The prediction that the world will end in 2012
has been made according to various cults who
follow the Mayan calendar which reaches 5,000
years at the end of 2012.
The French government is particularly worried
about this "apocalyptic scenario" unfolding
around France, with a rush of converts travelling
to Bugarach a town on a hilltop in the southwest
of France, that will survive according to rumours
on the internet.
Bugarach and its rocky outcrop, the Pic de Bugarach,
have attracted an influx of New Age visitors
in recent months, pushing up real estate values
and also raising the threat of financial scams
and psychological manipulation, according the
French government agency Miviludes.
Bugarach, with a population
of just 200, has long been considered magical,
partly due to what locals claim is an "upside-down
mountain" where the top layers of rock
are older than the lower ones. The Internet
is full
rumours and myths about the place, that the
mountain is surrounded by a magnetic force,
that it is
the site of a concealed alien base, or even
that it
contains an underground access to another world.
And now many have seized on it as the ultimate
refuge with Doomsday rapidly approaching.
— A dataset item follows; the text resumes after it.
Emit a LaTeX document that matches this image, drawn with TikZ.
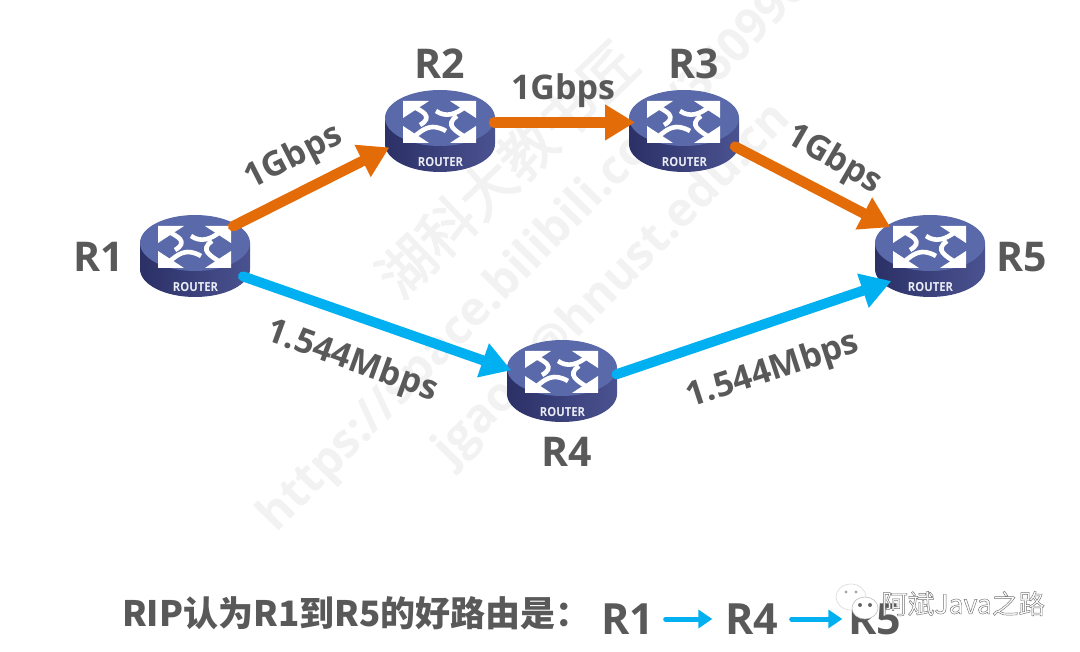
\documentclass[tikz,border=0pt]{standalone}
\usepackage{fontspec}
\setmainfont{Open Sans}
\newfontfamily\cjk{Noto Sans CJK SC}
\usetikzlibrary{arrows.meta,shapes.geometric,calc}
\definecolor{txt}{HTML}{595959}
\definecolor{orangeline}{HTML}{E36C09}
\definecolor{blueline}{HTML}{00B0F0}
\definecolor{mark}{HTML}{F2F2F2}
\definecolor{routerDark}{HTML}{2B3066}
\definecolor{routerMid}{HTML}{4A5290}
\definecolor{routerTop}{HTML}{5A69A9}
\tikzset{
 routerbox/.style={ellipse,minimum width=110pt,minimum height=82pt,inner sep=0pt},
 lbl/.style={text=txt,font=\bfseries\fontsize{41}{41}\selectfont,inner sep=0pt},
 biglbl/.style={text=txt,font=\bfseries\fontsize{43}{43}\selectfont,inner sep=0pt},
 rate/.style={text=txt,font=\bfseries\fontsize{34}{34}\selectfont,inner sep=0pt},
 wm/.style={text=mark,font=\bfseries\fontsize{47}{47}\selectfont,rotate=45.5,inner sep=0pt},
 olink/.style={draw=orangeline,line width=10.5pt,line cap=round,-{Triangle[length=30pt,width=34pt]}},
 blink/.style={draw=blueline,line width=10pt,line cap=round,-{Triangle[length=30pt,width=34pt]}},
 small/.style={draw=blueline,line width=5pt,line cap=round,-{Triangle[length=14pt,width=18pt]}},
 stem/.style={draw=white,line width=4.6pt},
 router/.pic={
  \path[left color=routerDark,right color=routerMid] (-55,-13) rectangle (55,13) (0,13) ellipse[x radius=55pt,y radius=28pt];
  \fill[routerTop] (0,-13) ellipse[x radius=55pt,y radius=28pt];
  \fill[white] (-37,-30)--(-11,-30)--(-37,-13)--cycle (36,-30)--(10,-30)--(36,-13)--cycle (-37,12)--(-11,12)--(-37,-5)--cycle (36,12)--(10,12)--(36,-5)--cycle;
  \draw[stem] (-26,-24) .. controls (-18,-20) and (-6,-14) .. (-20,-6);
  \draw[stem] (25,-24) .. controls (16,-17) and (6,-13) .. (-4,-20);
  \draw[stem] (-26,6) .. controls (-16,-3) and (-8,-8) .. (6,0);
  \draw[stem] (25,6) .. controls (16,0) and (4,-6) .. (17,-15);
  \node[text=white!88!routerTop,font=\bfseries\fontsize{12.5}{12.5}\selectfont,inner sep=0pt,xscale=.9] (-name) at (0.5,31) {ROUTER};
 }
}
\begin{document}
\begin{tikzpicture}[x=1pt,y=-1pt]
\useasboundingbox (0,0) rectangle (1080,652);
\fill[white] (0,0) rectangle (1080,652);
\begin{scope}
\clip (0,0) rectangle (1080,652);
\node[wm,font=\cjk\fontsize{56}{56}\selectfont,rotate=-1.5] (wm1) at (507,169) {\special{pdf:code 2 Tr 1.2 w 0.949 G}湖科大教书匠\special{pdf:code 0 Tr}};
\node[wm,anchor=west] (wm2) at (268,525) {https://space.bilibili.com/360996402};
\node[wm,anchor=west] (wm3) at (443,458) {jgao\hspace{38pt}@hnust.edu.cn};
\end{scope}
\node[routerbox] (r1) at (195,256) {};
\node[routerbox] (r2) at (440,131) {};
\node[routerbox] (r3) at (684,131) {};
\node[routerbox] (r4) at (562,381) {};
\node[routerbox] (r5) at (930,256) {};
\pic (p1) at (r1) {router};
\pic (p2) at (r2) {router};
\pic (p3) at (r3) {router};
\pic (p4) at (r4) {router};
\pic (p5) at (r5) {router};
\draw[olink] (r1.38) -- (r2.198);
\draw[olink] (r2.9) -- ([xshift=5pt]r3.171);
\draw[olink] (r3.343) -- (r5.144);
\draw[blink] (r1.337) -- ([xshift=4pt,yshift=5pt]r4.174);
\draw[blink] (r4.7) -- ([xshift=3pt,yshift=2pt]r5.213);
\node[lbl] (l1) at (99,257) {R1};
\node[lbl] (l2) at (440,64) {R2};
\node[lbl] (l3) at (694,64) {R3};
\node[lbl] (l4) at (567,452) {R4};
\node[lbl] (l5) at (1022,257) {R5};
\node[rate,rotate=27] (e12) at (294,158) {1Gbps};
\node[rate] (e23) at (563,91) {1Gbps};
\node[rate,rotate=-30] (e35) at (834,160) {1Gbps};
\node[rate,rotate=-20] (e14) at (352,362) {1.544Mbps};
\node[rate,rotate=18] (e45) at (773,371) {1.544Mbps};
\node[text=txt,font=\cjk\bfseries\fontsize{35}{35}\selectfont,inner sep=0pt,anchor=west] (cap) at (122,613) {RIP认为R1到R5的好路由是：};
\node[biglbl] (b1) at (628,619) {R1};
\node[biglbl] (b4) at (752,619) {R4};
\node[biglbl] (b5) at (875,619) {R5};
\draw[small,shorten <=11pt,shorten >=13pt] (b1.east) -- (b4.west);
\draw[small,shorten <=13pt,shorten >=6pt] (b4.east) -- (b5.west);
% account mark
\fill[white,draw=black!15,line width=.6pt] (851,597) ellipse[x radius=15pt,y radius=13pt];
\fill[white,draw=black!25,line width=.6pt] (865,608) ellipse[x radius=13pt,y radius=11pt];
\fill[black!35] (846,592) circle[radius=1.6pt] (856,592) circle[radius=1.6pt];
\fill[black!60] (860,605) circle[radius=2pt] (870,605) circle[radius=2pt];
\node[text=white,font=\cjk\fontsize{26.6}{26.6}\selectfont,inner sep=0pt,anchor=west] (acct) at (881,603.6) {\special{pdf:code 2 Tr 0.45 w 0.45 G}阿斌Java之路\special{pdf:code 0 Tr}};
\end{tikzpicture}
\end{document}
"I think we need to be careful. We shouldn't
get paranoid, but when you see what happened
at Waco in the United States, we know this kind
of thinking can influence vulnerable people," Miviludes
president Georges Fenech told Reuters.
The Apocalyptic scenario is spreading across
France with a "mood of gloom" that
is engulfing the French. Opinion polls in France
regularly show the French as one of the most
pessimistic in the world, with the latest Fondapol
Foundation showing that 17 per cent of those
between 16 and 29 think "the outlook is
promising". In contrast in Britain 34 per
cent believed the future was promising.